French high baritone Olivier Grand has a cutting baritone and was a most convincing Melitone, indeed the best I remember since Renato Capecchi in Verona so long ago. Only Padre Guardiano didn't raise to the heights this grateful role requires. The imposing tall White-Russian bass Michail Ryssow sang too woolly with a somewhat throaty and unfocused sound.

French conductor Alain Guingal is not really a household name though he has conducted in several of the best houses. I've heard him a few times in Liège and each time he strikes me as choosing correct tempi, breathing with his singers, not unduly hurrying his orchestra for extra-brilliance. And this time too, one didn't really notice the conductor as everything flowed so naturally along and maybe this is the highest praise for a good Verdi-conductor.

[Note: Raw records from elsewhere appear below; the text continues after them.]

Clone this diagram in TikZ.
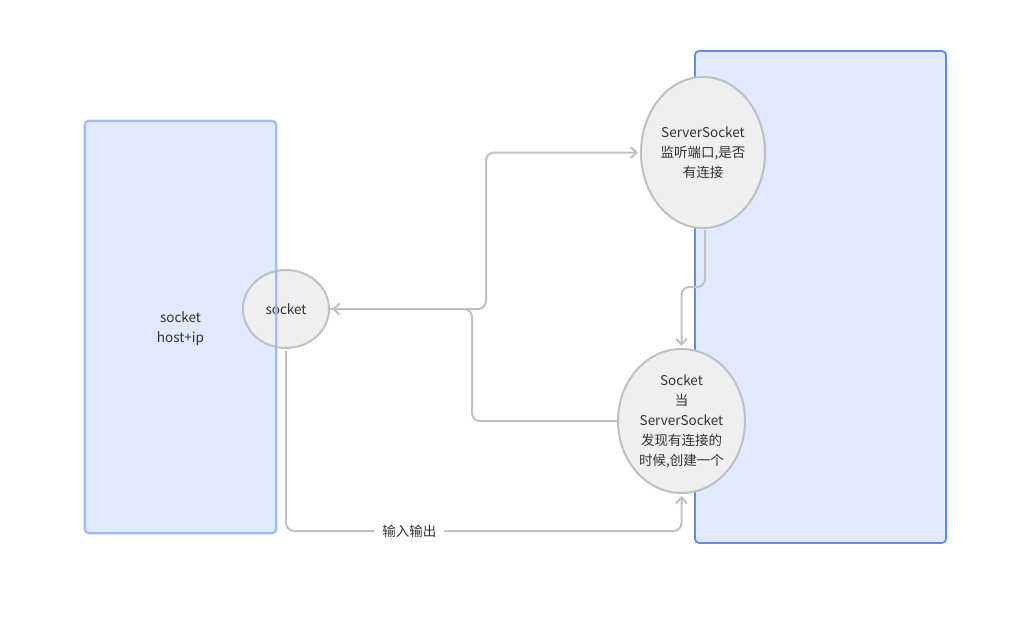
\documentclass[tikz,border=0pt]{standalone}
\usepackage{fontspec}
\newfontfamily\cjk{Noto Sans CJK SC}
\usetikzlibrary{shapes.geometric,arrows.meta}
\definecolor{fondbleu}{HTML}{E0E9FE}
\definecolor{bordbleu}{HTML}{5B8EF1}
\definecolor{bordclair}{HTML}{9DBAF8}
\definecolor{fondgris}{HTML}{EEEFF1}
\definecolor{traitgris}{HTML}{BFC0C4}
\definecolor{texte}{HTML}{333333}
\begin{document}
\begin{tikzpicture}[x=1pt,y=-1pt]
			\tikzstyle{fleche}=[-{Straight Barb[length=6pt,width=11pt]},line width=2pt,draw=traitgris,rounded corners=8pt,shorten >=3pt]
			\tikzstyle{cadre}=[rectangle,rounded corners=4pt,fill=fondbleu,text=texte,align=center,font=\cjk\fontsize{13.5}{20}\selectfont]
			\tikzstyle{bulle}=[ellipse,inner sep=0pt,outer sep=0pt,fill=fondgris,draw=traitgris,line width=2pt,text=texte,align=center,font=\cjk\fontsize{13.5}{20}\selectfont]
			\tikzstyle{etiquette}=[fill=white,text=texte,inner xsep=8pt,font=\cjk\fontsize{13.5}{20}\selectfont]
			\useasboundingbox (0,0) rectangle (1031,634);
			% cadres
			\node[cadre,draw=bordbleu,line width=1.8pt,minimum width=251pt,minimum height=492pt] (serveur) at (820.5,297) {};
			\node[cadre,minimum width=191pt,minimum height=412pt] (client) at (180.5,327) {};
			\node[text=texte,align=center,font=\cjk\fontsize{13.5}{20}\selectfont] (hote) at (180.5,329) {socket\\host+ip};
			% bulles
			\node[bulle,minimum width=124pt,minimum height=151pt] (ServerSocket) at (703,152.5) {ServerSocket\\监听端口,是否\\有连接};
			\node[bulle,minimum width=127pt,minimum height=144pt] (Socket) at (681.5,421) {Socket\\当\\ServerSocket\\发现有连接的\\时候,创建一个};
			\node[bulle,minimum width=86pt,minimum height=78pt] (socket) at (286,309) {socket};
			\draw[bordclair,line width=2.2pt,rounded corners=4pt] (client.south west) rectangle (client.north east);
			% liens
			\draw[fleche] (socket.east) -- (486,309) |- (ServerSocket.west);
			\draw[fleche] (Socket.west) -| (472,309) -- (socket.east);
			\draw[fleche,shorten <=2pt] ([xshift=2pt]ServerSocket.south) -- ++(0,59) -| (Socket.north);
			\draw[fleche,shorten <=3pt] (socket.south) |- node[etiquette,pos=0.656] {输入输出} (681.5,531) -- (Socket.south);
		\end{tikzpicture}
\end{document}
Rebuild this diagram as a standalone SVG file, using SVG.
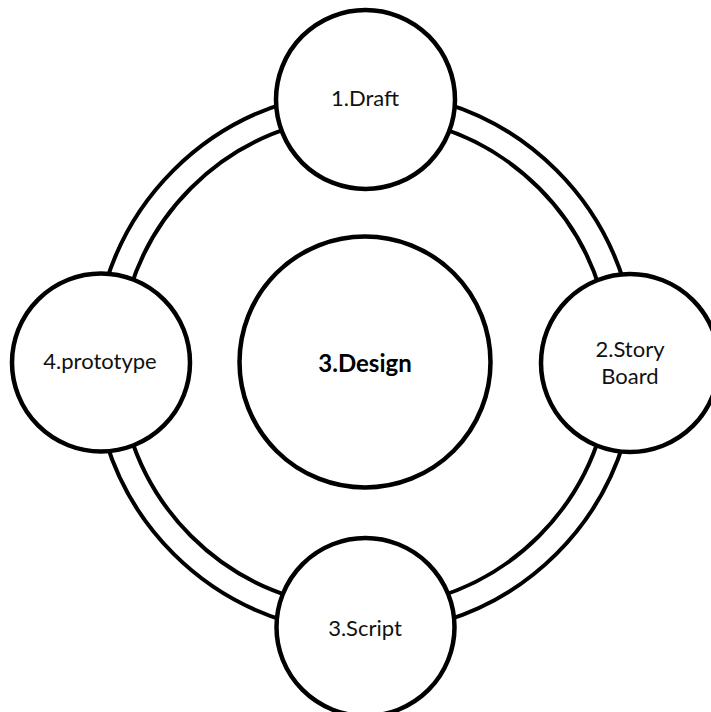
<svg xmlns="http://www.w3.org/2000/svg" width="711" height="712" viewBox="0 0 711 712">
  <style>
    .band { fill: none; stroke: #000; stroke-width: 4; }
    .node { fill: #fff; stroke: #000; stroke-width: 4.5; }
    .label { font-family: Lato, "Liberation Sans", sans-serif; font-size: 22px; fill: #111; text-anchor: middle; }
    .hub { font-weight: bold; font-size: 24px; fill: #000; }
  </style>
  <rect width="711" height="712" fill="#fff"/>

  <!-- double-line ring segments around (365,362); ends tuck under the node circles -->
  <g id="connectors">
    <!-- Draft -> Story Board -->
    <path class="band" d="M 444.2 102.8 A 271 271 0 0 1 624.2 282.8 M 436.9 126.7 A 246 246 0 0 1 600.3 290.1"/>
    <!-- Story Board -> Script -->
    <path class="band" d="M 624.2 441.2 A 271 271 0 0 1 444.2 621.2 M 600.3 433.9 A 246 246 0 0 1 436.9 597.3"/>
    <!-- Script -> prototype -->
    <path class="band" d="M 285.8 621.2 A 271 271 0 0 1 105.8 441.2 M 293.1 597.3 A 246 246 0 0 1 129.7 433.9"/>
    <!-- prototype -> Draft -->
    <path class="band" d="M 105.8 282.8 A 271 271 0 0 1 285.8 102.8 M 129.7 290.1 A 246 246 0 0 1 293.1 126.7"/>
  </g>

  <g id="node-design">
    <circle class="node" cx="365" cy="362" r="125.5"/>
    <text class="label hub" x="365" y="372">3.Design</text>
  </g>

  <g id="node-draft">
    <circle class="node" cx="365.5" cy="99.5" r="89.5"/>
    <text class="label" x="365" y="106">1.Draft</text>
  </g>

  <g id="node-storyboard">
    <circle class="node" cx="630" cy="363" r="89"/>
    <text class="label" x="630" y="357">2.Story</text>
    <text class="label" x="630" y="383.5">Board</text>
  </g>

  <g id="node-script">
    <circle class="node" cx="365.5" cy="627" r="89"/>
    <text class="label" x="365" y="636">3.Script</text>
  </g>

  <g id="node-prototype">
    <circle class="node" cx="101" cy="362.5" r="89"/>
    <text class="label" x="100" y="369">4.prototype</text>
  </g>
</svg>
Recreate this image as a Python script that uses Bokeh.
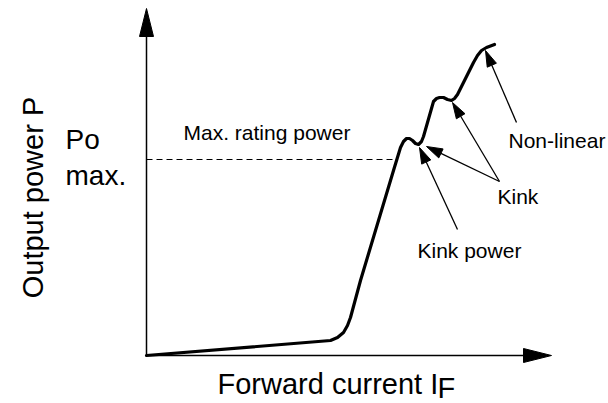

The production was originally conceived by French director Bernard Broca (deceased in December 2002) for Avignon and probably made a lot of people happy: no civil wars in Spain or guerrilla in present-day Columbia but colourful 17th century Spain and Italy as Verdi and Piave intended it all along. I have nothing against updating if there is a clear concept but with surtitling now available to the whole audience these traditional costumes and designs fit so much better with the libretto. I don't know if it was Broca's idea or that of Claire Servais who did the actual directing but I think if one chooses for a realistic production one should follow it to the end. During the inn scene where Carlos is looking for his sister, everybody kneeled at the arrival of the pilgrims except Leonore and it would have taken Carlos half a second to recognize the only standing figure. And at the end she simply marches away to the lights of her apotheoses.